Based on the answers I got here, the way to go seems to be to create a new sub-project of the Thailand mapping project and keep track of the status of the surveyed traces there.

Before I do this however, I would like to hear from you, the Thai mappers active in this forum, what you think of this idea and whether you would be interested in helping the project, specifically of course the part of processing the data into the map.

On the wiki page for this project we could also create a section for survey-requests. I might not stay the only one who will use this page to make survey data public to be processed by other mappers (just an idea).

Edit: Actually the only thing that keeps me from creating the project in the wiki right now is the question whether it should be created as a sub-project of Thailand at all and not as a global project.

Hi,

I appreciate you offer to supply more details to improve the OSM map of Thailand.
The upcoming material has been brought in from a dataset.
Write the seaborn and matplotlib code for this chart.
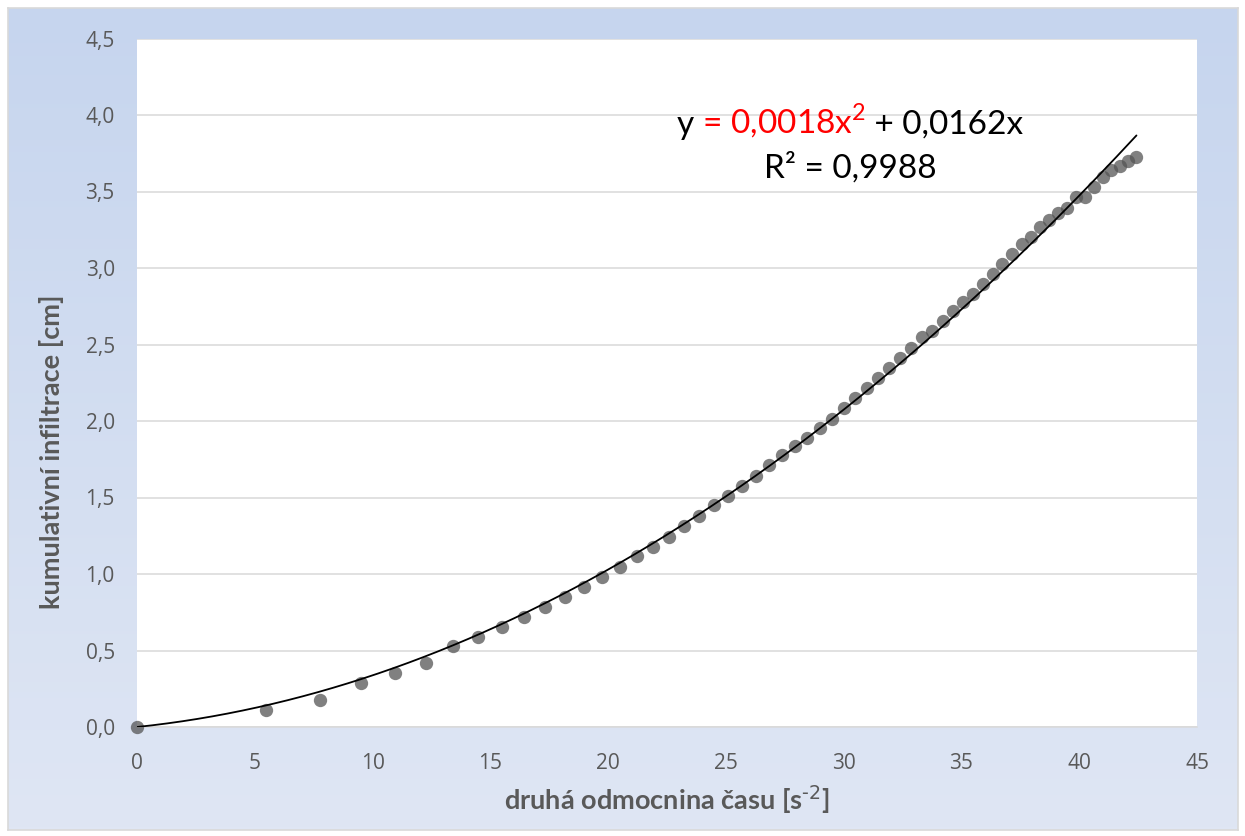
import numpy as np
import pandas as pd
import seaborn as sns
import matplotlib.pyplot as plt
from matplotlib.colors import LinearSegmentedColormap
from matplotlib.offsetbox import TextArea, HPacker, AnnotationBbox
from matplotlib.ticker import FuncFormatter

## Data
# square root of time (x) and cumulative infiltration in cm (y)
sqrt_time = [0, 5.48, 7.75, 9.49, 10.95, 12.25, 13.42, 14.49, 15.49, 16.43,
             17.32, 18.17, 18.97, 19.75, 20.49, 21.21, 21.91, 22.58, 23.24, 23.87,
             24.49, 25.10, 25.69, 26.27, 26.83, 27.39, 27.93, 28.46, 28.98, 29.50,
             30.00, 30.50, 30.98, 31.46, 31.94, 32.40, 32.86, 33.32, 33.76, 34.21,
             34.64, 35.07, 35.50, 35.92, 36.33, 36.74, 37.15, 37.55, 37.95, 38.34,
             38.73, 39.12, 39.50, 39.87, 40.25, 40.62, 40.99, 41.35, 41.71, 42.07,
             42.43]
infiltration = [0, 0.111, 0.176, 0.285, 0.351, 0.416, 0.527, 0.590, 0.656, 0.721,
                0.786, 0.852, 0.917, 0.982, 1.048, 1.118, 1.178, 1.244, 1.315, 1.379,
                1.451, 1.512, 1.577, 1.642, 1.710, 1.776, 1.839, 1.887, 1.952, 2.015,
                2.083, 2.148, 2.214, 2.279, 2.344, 2.410, 2.475, 2.549, 2.590, 2.656,
                2.717, 2.780, 2.830, 2.895, 2.961, 3.026, 3.092, 3.157, 3.200, 3.266,
                3.314, 3.357, 3.394, 3.462, 3.462, 3.527, 3.597, 3.641, 3.667, 3.701,
                3.723]
x_ticks = [0, 5, 10, 15, 20, 25, 30, 35, 40, 45]
y_ticks = [0, 0.5, 1.0, 1.5, 2.0, 2.5, 3.0, 3.5, 4.0, 4.5]

df = pd.DataFrame({"x": sqrt_time, "y": infiltration})

#Quadratic trendline through the origin (like the Excel trendline)
A = np.column_stack([df.x ** 2, df.x])
coef = np.linalg.lstsq(A, df.y, rcond=None)[0]
xs = np.linspace(df.x.min(), df.x.max(), 200)
trend = pd.DataFrame({"x": xs, "y": coef[0] * xs ** 2 + coef[1] * xs})

sns.set_style("white")
plt.rcParams["font.family"] = ["Lato", "DejaVu Sans"]
grey = "#595959"

W, H = 1245, 836
fig = plt.figure(figsize=(W / 100, H / 100), dpi=100, facecolor="white")

#Gradient chart background with thin border
bg = fig.add_axes([8 / W, 6 / H, 1230 / W, 822 / H], zorder=-1)
cmap = LinearSegmentedColormap.from_list("bgblue", ["#dfe6f4", "#c6d5ee"])
bg.imshow(np.linspace(0, 1, 256).reshape(-1, 1)[::-1], aspect="auto", cmap=cmap,
          extent=[0, 1, 0, 1])
bg.set_xticks([])
bg.set_yticks([])
for s in bg.spines.values():
    s.set_color("#d9d9d9")
    s.set_linewidth(1.2)

ax = fig.add_axes([137 / W, 1 - 727 / H, 1060 / W, (727 - 38.5) / H])
ax.set_facecolor("white")

sns.scatterplot(data=df, x="x", y="y", ax=ax, color="#555555", alpha=0.75,
                s=92, linewidth=0, zorder=3, clip_on=False)
sns.lineplot(data=trend, x="x", y="y", ax=ax, color="black", linewidth=1.3, zorder=4)

ax.set_xlim(0, 45)
ax.set_ylim(0, 4.5)
ax.set_xticks(x_ticks)
ax.set_yticks(y_ticks)
ax.yaxis.set_major_formatter(FuncFormatter(lambda v, p: f"{v:.1f}".replace(".", ",")))
ax.grid(axis="y", color="#d9d9d9", linewidth=1.1)
ax.grid(axis="x", visible=False)
ax.set_axisbelow(True)
for side in ["top", "right", "left"]:
    ax.spines[side].set_visible(False)
ax.spines["bottom"].set_color("#d9d9d9")
ax.spines["bottom"].set_linewidth(1.1)
ax.tick_params(axis="both", length=0, labelsize=15, colors=grey,
               labelfontfamily="Open Sans")
ax.tick_params(axis="x", pad=19)
ax.tick_params(axis="y", pad=16)
ax.set_xlabel("")
ax.set_ylabel("")

fig.text(667 / W, 1 - 800 / H, r"druhá odmocnina času [s$^{\text{-2}}$]",
         ha="center", va="center", fontsize=19.5, fontweight="bold", color=grey)
fig.text(52 / W, 1 - 452 / H, "kumulativní infiltrace [cm]", rotation=90,
         ha="center", va="center", fontsize=19.5, fontweight="bold", color=grey)

#Trendline equation, middle part in red
eq_size = 24
parts = [TextArea("y", textprops=dict(color="black", size=eq_size)),
         TextArea(" = 0,0018x$^{\\mathregular{2}}$", textprops=dict(color="red", size=eq_size)),
         TextArea(" + 0,0162x", textprops=dict(color="black", size=eq_size))]
row = HPacker(children=parts, align="baseline", pad=0, sep=0)
ab = AnnotationBbox(row, (850, H - 121), xycoords="figure pixels",
                    box_alignment=(0.5, 0.5), frameon=False)
fig.add_artist(ab)
fig.text(850 / W, 1 - 178 / H, "R² = 0,9988", ha="center", va="baseline",
         fontsize=eq_size, color="black")

plt.savefig("out.png", dpi=100)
You could certainly upload the GPX tracks to OSM so we can trace roads from them (in areas where only landsat imagery exists) or use it to align aerial images in other places.

For your POI I have a bit mixed feelings. They don’t provide that much level of detail.
Have you thought of georeferenced pictures instead? It should save you from having to write down everything.
And it looks like you’re having problems to write Thai script. At least I have not seen anything on your example.

Based on your domain I guess you understand German. You can read a bit about Photo-Mapping here:
http://www.technologyblog.de/2012/01/geosetter-positionskorrektur-beim-photomapping-mit-openstreetmap/

Then just provide the pictures along with your GPS track. The picture should give enough information to identify what’s on it and to tag it. If needed take more than one picture.
I have thousands of such pictures. They are great to get details and also get the Thai script right.
Just make sure position if accurate and best use a camera which also saves compass information. You might check your smartphone. Maybe that’s already included. A dedicated camera like the Sony I’m using is certainly providing a higher picture quality making it easier to get clear images.

Here you see an example. Having the picture with direction it’s easy to read the sign and tag the road accordingly.

You could store the photos for example in a google drive and just list folder names. So work load split could be done on a folder level. My experience says that processing GPX tracks and pictures takes minimum 2 minutes per picture. You ususally map some surrounding things from aerials as well. Don’t make each workpackage too big. I would say 50 images each is fine.

Stephan

I normally write down the Thai script names as well directly on the survey. I got quite fast with the smartphone keyboard now. Of course a photo would be easier (for me though, someone else will still have to type it), I might try this out as well.
It works with my smartphone but doesn’t work together with OruxMaps record track as well as it could.

So, I will start a wiki page with links to my previous tracks on this today. Feedback is appreciated :slight_smile:

P.S: My preference so far for Text-POIs comes from the thought that I want to make it as easy for the openstreetmapper who processes the data as possible because I really don’t know yet if anybody will volunteer at all. Having to type Thai letters from a photo is certainly not as easy, copying it from the text data on the other hand is. Also, keep in mind that Bing imagery (and internet/wikipedia) is available for the mapper, so for example a POI-waypoint stating “krungthai bank (with atm)” will be enough to derive the Thai name from it quite fast (copy&paste from wikipedia), faster than from a photo.

Okay, I opened the project now, linked on the Thailand project site but written generally. Check it out, I already uploaded 4 surveys :sunglasses:

https://wiki.openstreetmap.org/wiki/Remote_Surveys

If you can type Thai Script, please include it in your GPX. It will enable more people to process it. Especially helpful for Street names where you can’t get the Thai writing that easy.

Any comments on the project page or the (quality of the) surveys?

I’d meant to comment earlier, but forgot. I looked at some of the surveys, but found that without having seen the places it’s quite difficult to edit with confidence. I think such notes would be much more useful as a reminder to the surveyor him/herself (probably to come back to later) than as instructions for other mappers who haven’t actually been there.